Source excerpt →
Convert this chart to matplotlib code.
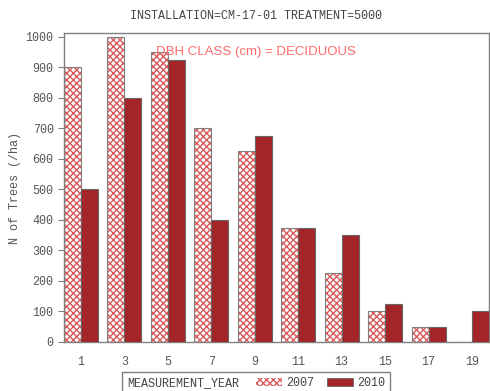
import matplotlib
matplotlib.use('Agg')
import matplotlib.pyplot as plt
from matplotlib.patches import Rectangle
import numpy as np

# DBH classes and stem counts per measurement year
dbh_class = [1, 3, 5, 7, 9, 11, 13, 15, 17, 19]
trees_2007 = [900, 1000, 950, 700, 625, 375, 225, 100, 50, 0]
trees_2010 = [500, 800, 925, 400, 675, 375, 350, 125, 50, 100]
y_ticks = [0, 100, 200, 300, 400, 500, 600, 700, 800, 900, 1000]

MONO = 'Liberation Mono'
GREY = '#555555'
EDGE = '#808080'
DARK_RED = '#a32528'
HATCH_RED = '#d85a5a'

plt.rcParams['hatch.linewidth'] = 1.0

fig = plt.figure(figsize=(4.9, 3.91), dpi=100)
ax = fig.add_axes([64 / 490, 49 / 391, 425 / 490, 309 / 391])

x = np.array(dbh_class, dtype=float)
w = 0.78

# 2007: crosshatch on white, then a grey outline on top
ax.bar(x - w / 2, trees_2007, width=w, color='white', edgecolor=HATCH_RED,
       hatch='xxxxx', linewidth=0, zorder=2)
ax.bar(x - w / 2, trees_2007, width=w, fill=False, edgecolor=EDGE,
       linewidth=0.8, zorder=3)
# 2010: solid dark red
ax.bar(x + w / 2, trees_2010, width=w, color=DARK_RED, edgecolor='#666666',
       linewidth=0.8, zorder=3)

ax.set_xlim(1 - w, 19 + w)
ax.set_ylim(0, 1013)
ax.set_xticks(dbh_class)
ax.set_yticks(y_ticks)
ax.tick_params(axis='x', length=0, pad=10, labelsize=8.5, labelcolor=GREY)
ax.tick_params(axis='y', length=4, width=0.8, color=EDGE, labelsize=8.5,
               labelcolor=GREY)
for lab in ax.get_xticklabels() + ax.get_yticklabels():
    lab.set_family(MONO)
for s in ax.spines.values():
    s.set_color(EDGE)
    s.set_linewidth(1.0)

ax.set_ylabel('N of Trees (/ha)', family=MONO, fontsize=8.5, color=GREY,
              labelpad=3)

fig.text(256 / 490, 1 - 16 / 391, 'INSTALLATION=CM-17-01 TREATMENT=5000',
         family=MONO, fontsize=8.5, color='#444444', ha='center', va='center')
fig.text(256 / 490, 1 - 52 / 391, 'DBH CLASS (cm) = DECIDUOUS',
         fontsize=9.5, color='#ff6b6b', ha='center', va='center',
         family='Liberation Sans')

# legend box at the bottom
fig.add_artist(Rectangle((122 / 490, -0.02), 268 / 490, (391 - 372) / 391 + 0.02,
                         transform=fig.transFigure, fill=False,
                         edgecolor=EDGE, linewidth=1.0))
fig.text(127 / 490, 1 - 383 / 391, 'MEASUREMENT_YEAR', family=MONO,
         fontsize=8.5, color='#444444', ha='left', va='center')
h07 = Rectangle((0, 0), 1, 1, facecolor='white', edgecolor=HATCH_RED,
                hatch='xxxxx', linewidth=0)
h10 = Rectangle((0, 0), 1, 1, facecolor=DARK_RED, edgecolor='#666666',
                linewidth=0.6)
leg = fig.legend([h07, h10], ['2007', '2010'], loc='center left',
                 bbox_to_anchor=(256 / 490, 1 - 383 / 391), ncol=2,
                 frameon=False, handlelength=2.2, handleheight=0.6,
                 handletextpad=0.35, columnspacing=1.1, borderpad=0,
                 borderaxespad=0, prop={'family': MONO, 'size': 8.5})
for t in leg.get_texts():
    t.set_color('#444444')

fig.savefig('out.png', dpi=100)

Your task →
Omitting all pictures, restate exactly the lines of the material from its start through the line that contains "plt.rcParams['hatch.linewidth'] = 1.0".

Result of the task →
Convert this chart to matplotlib code.
import matplotlib
matplotlib.use('Agg')
import matplotlib.pyplot as plt
from matplotlib.patches import Rectangle
import numpy as np

# DBH classes and stem counts per measurement year
dbh_class = [1, 3, 5, 7, 9, 11, 13, 15, 17, 19]
trees_2007 = [900, 1000, 950, 700, 625, 375, 225, 100, 50, 0]
trees_2010 = [500, 800, 925, 400, 675, 375, 350, 125, 50, 100]
y_ticks = [0, 100, 200, 300, 400, 500, 600, 700, 800, 900, 1000]

MONO = 'Liberation Mono'
GREY = '#555555'
EDGE = '#808080'
DARK_RED = '#a32528'
HATCH_RED = '#d85a5a'

plt.rcParams['hatch.linewidth'] = 1.0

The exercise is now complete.